Designed in the 1970s, the A-10A was conceived as a close-in ground-support plane, built to give a lickin’ and keep on tickin’. Partly inspired by the success of the A-1 Skyraider in Vietnam, the plane was an excuse to dump serious iron on an enemy. The two AGM-65Bs Mavericks and four SUU-30s clusterbombs tied to Doberman’s wings represented one of several dozen ordinance variations typically carried by the Hogs. The Mavericks were guided with the help of an optical (in this case) or infrared camera in the missile’s nose; once locked on target by the pilot, the missile flew itself, leaving him free to play with others. A small screen on the right side of the dash was devoted to the Maverick’s display. While originally designed as an antitank weapon, the missile was effective against a variety of targets, as it had proven s
ince the first day of the war.
“SUU” stood for Suspension Underwing Unit, a nod to the fact that the sophisticated weapons were more like dump trucks than conventional iron bombs. Popularly known as cluster bombs, they packed several hundred explosive and fragmentation devices, releasing them at a pre-set altitude after being dropped. The CBUs were an optimal weapon against “soft” targets, which besides men included unarmored vehicles and tasty treats like radar vans and dishes. The SUU could accommodate specialized loads, depending on the mission; Doberman’s were CBU-58s— which hosted a total of 650 BLU-63 fragmentation/antipersonnel bomblets.
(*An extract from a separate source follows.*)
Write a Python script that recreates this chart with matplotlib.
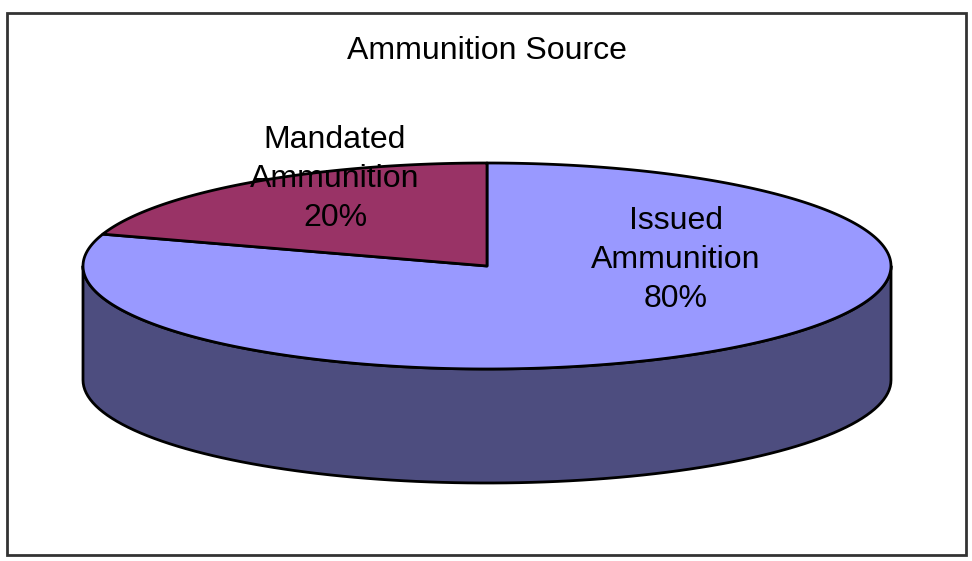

Besides the AGMs and cluster bombs, the Hog could carry an assortment of conventional iron— unguided, straight-at-you blowup bombs. But in the opinion of most Hog drivers, the plane’s fiercest weapon wasn’t its bombs. It was the GAU-8/A Avenger cannon that sat in the plane’s chin. The Gatling gun could deliver as many as four thousand rounds per minute; during a typical three or four second burst more than a hundred peas of Uranium and high explosive darted from the revolving barrels. The plane had been designed around the huge gun; the weapon was so awesome it could literally make the Hog stand still in the air as it was fired.
The one thing the Hog couldn’t do was go fast. Doberman had the stops out and he was barely making 350 knots. And without an autopilot, the plane demanded at least a modicum of attention at all times.
Still, as he climbed through the Saudi sky en route to a pit stop north at King Khalid Military City, the pilot’s mind started to wander. This part of the mission, staging out to Al Jouf before heading into Iraq, was very plain-Jane, as close to boring as you could get in a war zone. Inevitably, his thoughts shambled back to the card game and to Tinman’s idiotic cross.
A lot of the crew members and even a few pilots were heavily superstitious, he knew, but you had to draw the line somewhere.
Luck. Luck was some magic BB with his name on it sailing out from Iraq a zillion miles away and managing to nail him. Luck was something flaky happening with the engine in level flight, which in his experience was almost as likely as the magic BB shot.